Growing up, I always felt the need to be perfect. I was raised in a strict church environment and my parents always pushed for me to be a good girl and to set a positive example to my sister. I am a people pleaser by nature and I tried to be good all the time. I never got in fights with people, was quick to apologize, and rarely rocked the boat. When I was young, we listened to Christian music or music without any suggestive lyrics or cursing. Besides the typical ballet and tap classes most young girls have, I never felt free enough to express myself with dance. It’s hard to boogie to the Christian music of the '90s. I walked such a fine line of people pleasing and working to never disappoint the family that I never made myself happy. I still struggle with people pleasing and trying to give everyone the benefit of the doubt over and over that I am sure it is quite apparent in the episodes. I have never had to defend myself or be around people who are not safe. This experience was a first for me. I had to figure out what was drama and what was actually conflict. I didn’t experience that in Coweta. If you are a mean girl and there are less than 100 girls in your graduating class, then you will quickly find yourself alone.
At Marie’s cocktail party, I had to face something I had hoped to escape. I had to face LeeAnne’s aggressive behavior. I have never been met anyone like LeeAnne in my life. When it comes to anger and aggression, she seems to go from zero to 100 in the blink of an eye! I’m usually shocked and feel scared when it happens. It makes me very uncomfortable. I surround myself with people who I believe I can trust and feel safe with. LeeAnne is not that person. I have a very hard time connecting with her. We are very different people. When Taylor started talking about the similar experiences he had with LeeAnne, I felt a little better because I am not the only one that has experienced her that way. When he said that she pooped her pants, it honestly made her more human to me. It gave me a glimpse of someone who was maybe not so serious all of the time. I thought it was funny because in my opinion, everyone has a poop story if they will be honest.

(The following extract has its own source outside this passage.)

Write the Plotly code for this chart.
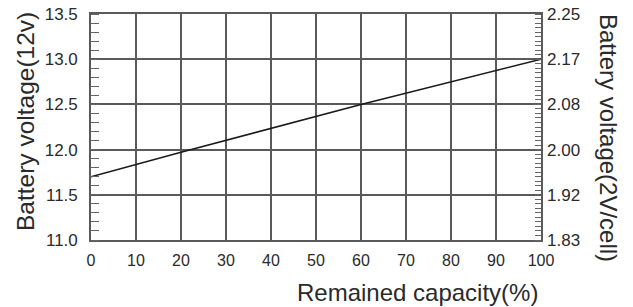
import plotly.graph_objects as go

# Data
capacity = [0, 20, 60, 100]
voltage_12v = [11.7, 11.97, 12.5, 13.0]

x_ticks = [0, 10, 20, 30, 40, 50, 60, 70, 80, 90, 100]
y_ticks = [11.0, 11.5, 12.0, 12.5, 13.0, 13.5]
cell_tick_labels = ["1.83", "1.92", "2.00", "2.08", "2.17", "2.25"]

FONT = "Liberation Sans, Arial, sans-serif"
GRID = "#5a5a5a"
TXT = "#2a2a2a"

fig = go.Figure()
fig.add_trace(go.Scatter(
    x=capacity, y=voltage_12v, mode="lines",
    line=dict(color="#1a1a1a", width=1.6),
    showlegend=False, hoverinfo="skip",
))
# invisible trace to activate yaxis2
fig.add_trace(go.Scatter(
    x=[capacity[0]], y=[voltage_12v[0] / 6], yaxis="y2",
    mode="markers", marker=dict(opacity=0), showlegend=False, hoverinfo="skip",
))

fig.update_layout(
    width=633, height=307,
    margin=dict(l=91, r=92, t=14, b=67),
    paper_bgcolor="white", plot_bgcolor="white",
    font=dict(family=FONT, color=TXT, size=16),
    xaxis=dict(
        range=[0, 100], tickvals=x_ticks, showgrid=True, gridcolor=GRID, gridwidth=1.6,
        showline=True, linecolor=GRID, linewidth=1.6, mirror=True,
        ticks="", zeroline=False, tickfont=dict(size=16, color=TXT),
        ticklabelstandoff=5, automargin=False,
    ),
    yaxis=dict(
        range=[11.0, 13.5], tickvals=y_ticks, tickformat=".1f",
        showgrid=True, gridcolor=GRID, gridwidth=1.6,
        showline=True, linecolor=GRID, linewidth=1.6, mirror=True,
        ticks="", zeroline=False, tickfont=dict(size=17, color=TXT),
        ticklabelstandoff=8, automargin=False,
        minor=dict(ticks="inside", dtick=0.1, tick0=11.0, ticklen=8,
                   tickcolor="#666666", tickwidth=1.2, showgrid=False),
    ),
    yaxis2=dict(
        overlaying="y", side="right", anchor="x",
        range=[11.0 / 6, 13.5 / 6],
        tickvals=[v / 6 for v in y_ticks], ticktext=cell_tick_labels,
        showgrid=False, zeroline=False, ticks="",
        tickfont=dict(size=17, color=TXT), ticklabelstandoff=5, automargin=False,
        minor=dict(ticks="inside", dtick=0.05 / 6, tick0=11.0 / 6, ticklen=6,
                   tickcolor="#666666", tickwidth=1.1, showgrid=False),
    ),
    annotations=[
        dict(text="Battery voltage(12v)", xref="paper", yref="paper",
             x=(26 - 91) / 450, y=(240 - 122) / 226, xanchor="center", yanchor="middle",
             textangle=-90, showarrow=False, font=dict(size=24.5, color=TXT, family=FONT)),
        dict(text="Battery voltage(2V/cell)", xref="paper", yref="paper",
             x=(609 - 91) / 450, y=(240 - 138) / 226, xanchor="center", yanchor="middle",
             textangle=90, showarrow=False, font=dict(size=24, color=TXT, family=FONT)),
        dict(text="Remained capacity(%)", xref="paper", yref="paper",
             x=(417 - 91) / 450, y=(240 - 292) / 226, xanchor="center", yanchor="middle",
             showarrow=False, font=dict(size=24, color=TXT, family=FONT)),
    ],
)

fig.write_html("out.html", config={"displayModeBar": False},
               post_script="document.body.style.margin='0px';")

I was shocked when LeeAnne invited me into her and Brandi’s fight out of nowhere. I was trying to process what was going on and felt like she was trying to drag me into something that I didn’t want to be included in. I think LeeAnne got nervous about things she had said when she first met Brandi and didn't want Brandi calling her out. LeeAnne appears to want to control others. She wants everyone on her side and for her to be the "go to" person of the charity world. I think it bothers her that I am loyal to Brandi. Her threatening to ruin me in the charity world didn’t surprise me, but made me sad for her. Why would she want to start a war in a world that she supposedly loves? Why pull wonderful people I respect into this childish drama? It’s sad. At that moment, I felt emotionally exhausted. Why should I have to defend myself with a vindictive person trying to control my life? It made me nervous and scared because I realized that having someone so unhealthy and toxic in my life was taking too much of my energy and emotionally draining me and yet we were going to be in many settings together for a very long time. I wish I would have said something to her when she called Brandi a piece of trash, but I was so shocked and overwhelmed that I couldn’t control my emotions. That is an untrue and unfair description of my dear friend, Brandi. Oh, how I wish I would have defended her in that moment.